• _What to work on_
For this exercise, repeat all of the material verbatim apart from its images.

• _Information provided_
** begin **
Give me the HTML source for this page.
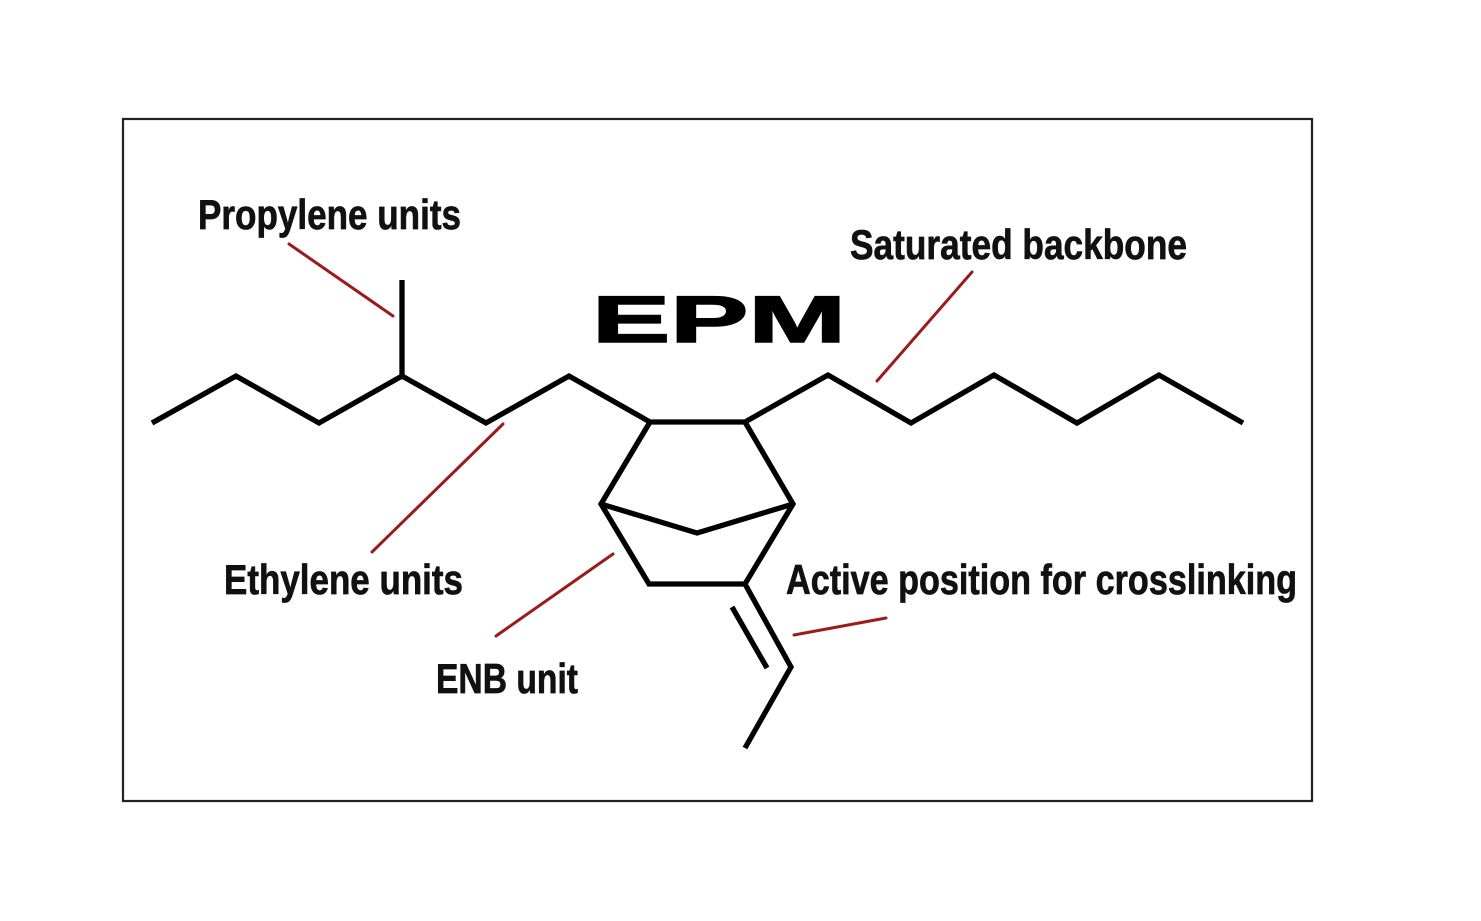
<!DOCTYPE html>
<html>
<head>
<meta charset="utf-8">
<style>
  html, body { margin: 0; padding: 0; background: #ffffff; }
  body { width: 1481px; height: 921px; overflow: hidden; }
  svg { display: block; }
  .lbl { font-family: "Liberation Sans Narrow", "Liberation Sans", sans-serif; font-weight: bold; font-size: 42px; fill: #111; stroke: #111; stroke-width: 0.7px; }
</style>
</head>
<body>
<svg width="1481" height="921" viewBox="0 0 1481 921" xmlns="http://www.w3.org/2000/svg">
  <rect x="0" y="0" width="1481" height="921" fill="#ffffff"/>
  <!-- frame -->
  <rect x="123" y="119" width="1189" height="682" fill="none" stroke="#222" stroke-width="2.2"/>

  <!-- molecule -->
  <g fill="none" stroke="#000" stroke-width="5.3" stroke-linejoin="miter" stroke-linecap="butt">
    <polyline points="152,423 236,376 319,423 402,376 486,423 569,376 650,422 745,422 828,375 911,423 994,375 1077,423 1159,375 1243,423"/>
    <line x1="402" y1="376" x2="402" y2="280"/>
    <polyline points="650,422 601,504 649,584 745,584 793,504 745,422"/>
    <polyline points="601,504 697,533 793,504"/>
    <polyline points="745,584 791,667 745,748"/>
    <line x1="732" y1="607" x2="767" y2="668"/>
  </g>

  <!-- red leader lines -->
  <g stroke="#9a1b1b" stroke-width="3" stroke-linecap="round">
    <line x1="289" y1="244" x2="393" y2="316"/>
    <line x1="972" y1="272" x2="877" y2="381"/>
    <line x1="503" y1="424" x2="372" y2="552"/>
    <line x1="613" y1="554" x2="496" y2="636"/>
    <line x1="794" y1="635" x2="886" y2="618"/>
  </g>

  <!-- EPM title -->
  <text x="592" y="342" font-family="Liberation Sans, sans-serif" font-weight="bold" font-size="66" fill="#000" stroke="#000" stroke-width="1.5" textLength="254" lengthAdjust="spacingAndGlyphs">EPM</text>

  <!-- labels -->
  <text class="lbl" x="198" y="229" textLength="263" lengthAdjust="spacingAndGlyphs">Propylene units</text>
  <text class="lbl" x="850" y="259" textLength="337" lengthAdjust="spacingAndGlyphs">Saturated backbone</text>
  <text class="lbl" x="224" y="594" textLength="239" lengthAdjust="spacingAndGlyphs">Ethylene units</text>
  <text class="lbl" x="786" y="594" textLength="511" lengthAdjust="spacingAndGlyphs">Active position for crosslinking</text>
  <text class="lbl" x="436" y="693" textLength="142" lengthAdjust="spacingAndGlyphs">ENB unit</text>
</svg>
</body>
</html>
** end **
• _Exercise response_
Give me the HTML source for this page.
<!DOCTYPE html>
<html>
<head>
<meta charset="utf-8">
<style>
  html, body { margin: 0; padding: 0; background: #ffffff; }
  body { width: 1481px; height: 921px; overflow: hidden; }
  svg { display: block; }
  .lbl { font-family: "Liberation Sans Narrow", "Liberation Sans", sans-serif; font-weight: bold; font-size: 42px; fill: #111; stroke: #111; stroke-width: 0.7px; }
</style>
</head>
<body>
<svg width="1481" height="921" viewBox="0 0 1481 921" xmlns="http://www.w3.org/2000/svg">
  <rect x="0" y="0" width="1481" height="921" fill="#ffffff"/>
  <!-- frame -->
  <rect x="123" y="119" width="1189" height="682" fill="none" stroke="#222" stroke-width="2.2"/>

  <!-- molecule -->
  <g fill="none" stroke="#000" stroke-width="5.3" stroke-linejoin="miter" stroke-linecap="butt">
    <polyline points="152,423 236,376 319,423 402,376 486,423 569,376 650,422 745,422 828,375 911,423 994,375 1077,423 1159,375 1243,423"/>
    <line x1="402" y1="376" x2="402" y2="280"/>
    <polyline points="650,422 601,504 649,584 745,584 793,504 745,422"/>
    <polyline points="601,504 697,533 793,504"/>
    <polyline points="745,584 791,667 745,748"/>
    <line x1="732" y1="607" x2="767" y2="668"/>
  </g>

  <!-- red leader lines -->
  <g stroke="#9a1b1b" stroke-width="3" stroke-linecap="round">
    <line x1="289" y1="244" x2="393" y2="316"/>
    <line x1="972" y1="272" x2="877" y2="381"/>
    <line x1="503" y1="424" x2="372" y2="552"/>
    <line x1="613" y1="554" x2="496" y2="636"/>
    <line x1="794" y1="635" x2="886" y2="618"/>
  </g>

  <!-- EPM title -->
  <text x="592" y="342" font-family="Liberation Sans, sans-serif" font-weight="bold" font-size="66" fill="#000" stroke="#000" stroke-width="1.5" textLength="254" lengthAdjust="spacingAndGlyphs">EPM</text>

  <!-- labels -->
  <text class="lbl" x="198" y="229" textLength="263" lengthAdjust="spacingAndGlyphs">Propylene units</text>
  <text class="lbl" x="850" y="259" textLength="337" lengthAdjust="spacingAndGlyphs">Saturated backbone</text>
  <text class="lbl" x="224" y="594" textLength="239" lengthAdjust="spacingAndGlyphs">Ethylene units</text>
  <text class="lbl" x="786" y="594" textLength="511" lengthAdjust="spacingAndGlyphs">Active position for crosslinking</text>
  <text class="lbl" x="436" y="693" textLength="142" lengthAdjust="spacingAndGlyphs">ENB unit</text>
</svg>
</body>
</html>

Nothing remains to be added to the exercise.